= The problem =
A verbatim copy is needed of the lines from the one containing "Write a component" down to the one containing "import * as", inclusive. Print it with no pictures.

= Records provided =
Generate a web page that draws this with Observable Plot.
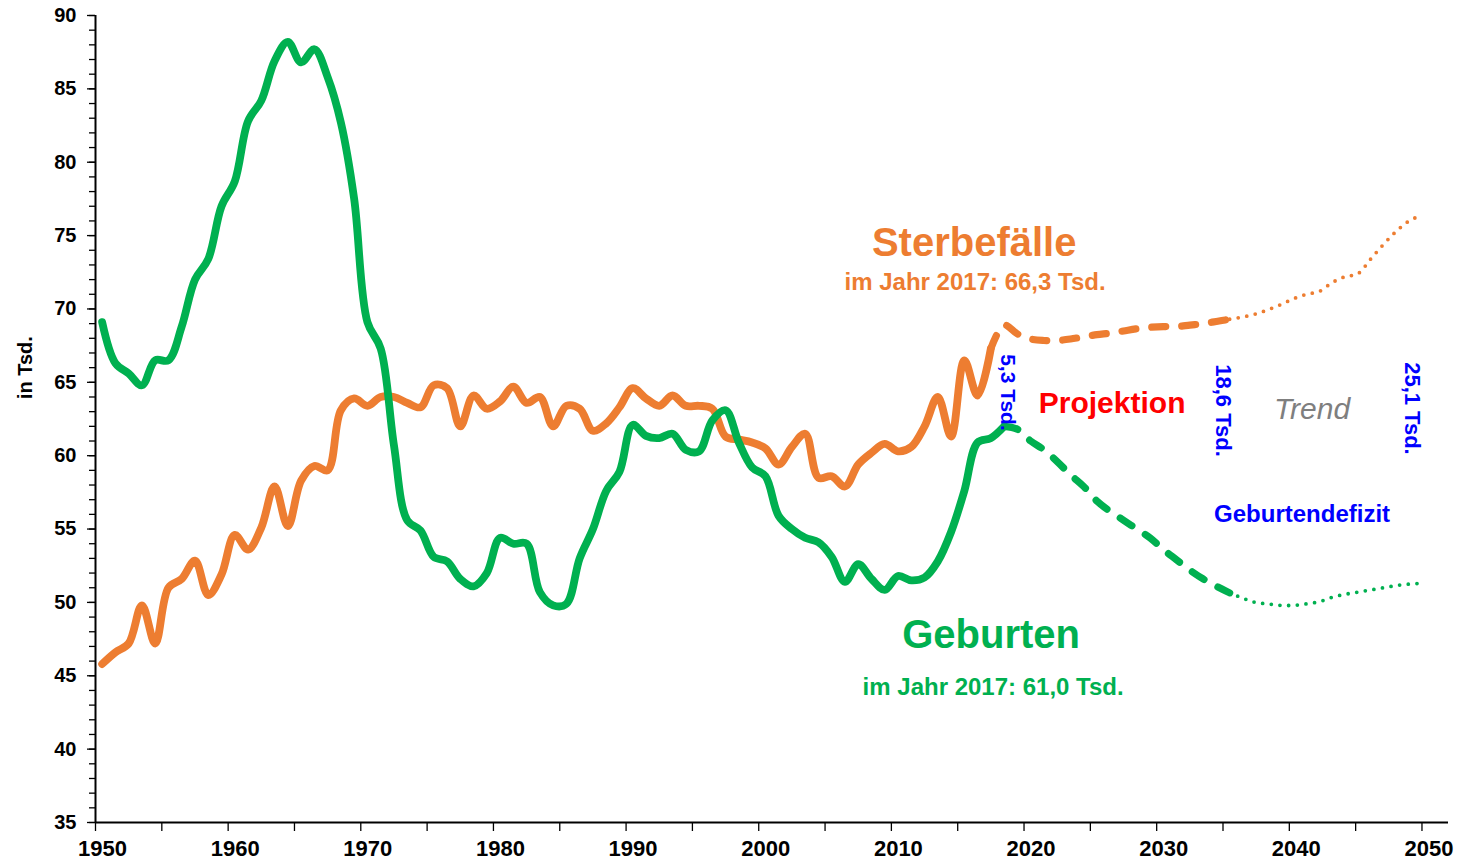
* * *
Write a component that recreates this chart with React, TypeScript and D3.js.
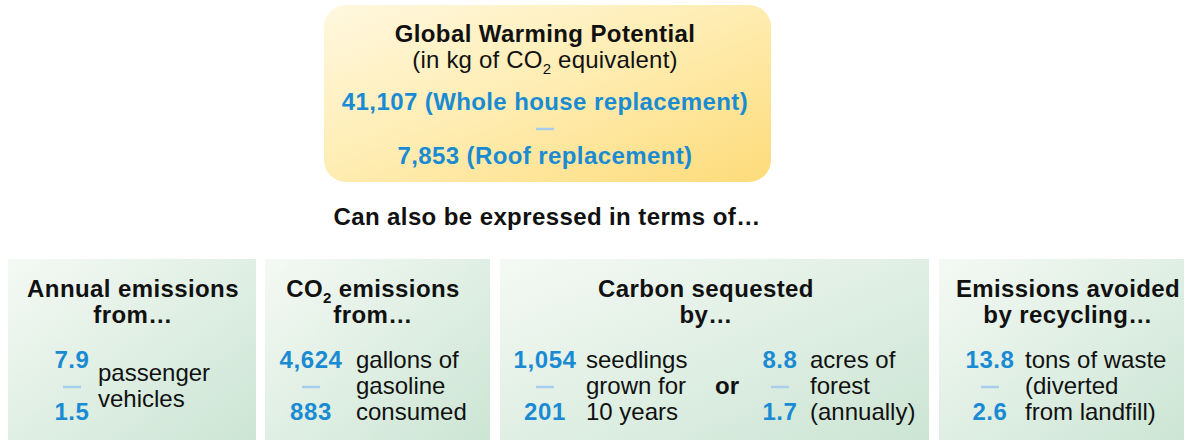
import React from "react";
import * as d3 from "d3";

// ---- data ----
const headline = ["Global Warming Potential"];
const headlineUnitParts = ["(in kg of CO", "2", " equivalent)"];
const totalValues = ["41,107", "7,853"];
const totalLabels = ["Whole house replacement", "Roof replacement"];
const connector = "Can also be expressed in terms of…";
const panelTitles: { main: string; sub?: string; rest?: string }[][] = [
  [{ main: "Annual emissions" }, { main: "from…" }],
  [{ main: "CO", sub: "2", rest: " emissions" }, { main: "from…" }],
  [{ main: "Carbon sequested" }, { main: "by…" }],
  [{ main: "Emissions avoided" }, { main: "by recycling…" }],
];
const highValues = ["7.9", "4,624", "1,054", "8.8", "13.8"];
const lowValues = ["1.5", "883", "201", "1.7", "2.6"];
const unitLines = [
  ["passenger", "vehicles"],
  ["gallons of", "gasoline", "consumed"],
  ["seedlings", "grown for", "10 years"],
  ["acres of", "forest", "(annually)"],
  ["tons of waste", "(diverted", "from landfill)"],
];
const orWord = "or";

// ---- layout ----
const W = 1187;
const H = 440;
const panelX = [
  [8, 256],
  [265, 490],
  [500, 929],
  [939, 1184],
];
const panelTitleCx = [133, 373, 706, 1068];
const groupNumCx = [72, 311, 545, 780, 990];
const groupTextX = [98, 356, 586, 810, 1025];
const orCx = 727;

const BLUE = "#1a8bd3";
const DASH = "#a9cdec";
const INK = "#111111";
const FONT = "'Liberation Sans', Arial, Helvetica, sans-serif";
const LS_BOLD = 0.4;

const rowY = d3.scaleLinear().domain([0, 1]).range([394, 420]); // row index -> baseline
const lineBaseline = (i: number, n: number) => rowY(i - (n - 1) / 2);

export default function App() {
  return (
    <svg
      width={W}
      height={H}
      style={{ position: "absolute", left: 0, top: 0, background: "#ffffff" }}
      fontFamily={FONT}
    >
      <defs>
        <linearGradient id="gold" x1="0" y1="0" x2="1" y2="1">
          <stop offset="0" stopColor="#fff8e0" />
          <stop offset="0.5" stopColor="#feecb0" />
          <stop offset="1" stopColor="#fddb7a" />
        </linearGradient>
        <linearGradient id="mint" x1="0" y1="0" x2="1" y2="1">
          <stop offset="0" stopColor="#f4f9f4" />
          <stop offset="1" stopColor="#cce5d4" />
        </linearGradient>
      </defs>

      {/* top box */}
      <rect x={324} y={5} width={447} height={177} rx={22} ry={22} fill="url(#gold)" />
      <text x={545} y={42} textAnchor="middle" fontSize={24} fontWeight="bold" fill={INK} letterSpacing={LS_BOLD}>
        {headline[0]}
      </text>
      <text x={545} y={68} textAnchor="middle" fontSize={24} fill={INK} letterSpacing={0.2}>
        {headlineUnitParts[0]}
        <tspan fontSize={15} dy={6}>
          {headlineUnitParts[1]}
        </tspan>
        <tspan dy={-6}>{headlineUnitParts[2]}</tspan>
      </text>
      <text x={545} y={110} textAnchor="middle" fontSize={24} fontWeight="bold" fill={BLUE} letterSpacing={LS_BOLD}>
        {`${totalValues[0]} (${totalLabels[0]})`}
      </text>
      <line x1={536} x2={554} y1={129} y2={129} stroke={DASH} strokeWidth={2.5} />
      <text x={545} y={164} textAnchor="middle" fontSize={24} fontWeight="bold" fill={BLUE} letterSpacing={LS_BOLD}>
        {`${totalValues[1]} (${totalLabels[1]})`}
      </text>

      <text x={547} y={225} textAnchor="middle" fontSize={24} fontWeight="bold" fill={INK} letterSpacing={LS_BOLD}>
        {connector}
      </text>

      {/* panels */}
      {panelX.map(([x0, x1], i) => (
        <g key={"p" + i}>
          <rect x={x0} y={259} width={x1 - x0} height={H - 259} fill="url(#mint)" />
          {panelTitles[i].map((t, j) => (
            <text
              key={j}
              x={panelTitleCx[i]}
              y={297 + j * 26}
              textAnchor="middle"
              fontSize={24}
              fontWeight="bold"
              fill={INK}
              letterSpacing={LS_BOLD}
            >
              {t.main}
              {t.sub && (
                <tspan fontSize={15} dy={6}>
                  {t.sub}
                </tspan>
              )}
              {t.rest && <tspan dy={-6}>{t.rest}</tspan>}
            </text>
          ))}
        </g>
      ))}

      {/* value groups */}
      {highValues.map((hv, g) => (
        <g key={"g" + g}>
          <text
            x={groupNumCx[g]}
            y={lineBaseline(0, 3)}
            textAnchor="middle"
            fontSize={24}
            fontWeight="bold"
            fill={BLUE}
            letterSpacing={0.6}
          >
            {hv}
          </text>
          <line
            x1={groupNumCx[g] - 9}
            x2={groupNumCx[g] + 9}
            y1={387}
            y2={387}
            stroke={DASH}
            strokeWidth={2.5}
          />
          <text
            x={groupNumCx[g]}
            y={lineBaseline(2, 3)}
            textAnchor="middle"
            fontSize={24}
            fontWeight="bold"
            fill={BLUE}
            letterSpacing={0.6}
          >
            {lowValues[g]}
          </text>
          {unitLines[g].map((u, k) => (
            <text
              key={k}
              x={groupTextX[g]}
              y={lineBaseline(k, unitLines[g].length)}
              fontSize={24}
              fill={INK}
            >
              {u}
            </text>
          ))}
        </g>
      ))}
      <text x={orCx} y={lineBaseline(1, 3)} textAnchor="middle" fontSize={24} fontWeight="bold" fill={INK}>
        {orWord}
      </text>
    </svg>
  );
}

= Full answer =
Write a component that recreates this chart with React, TypeScript and D3.js.
import React from "react";
import * as d3 from "d3";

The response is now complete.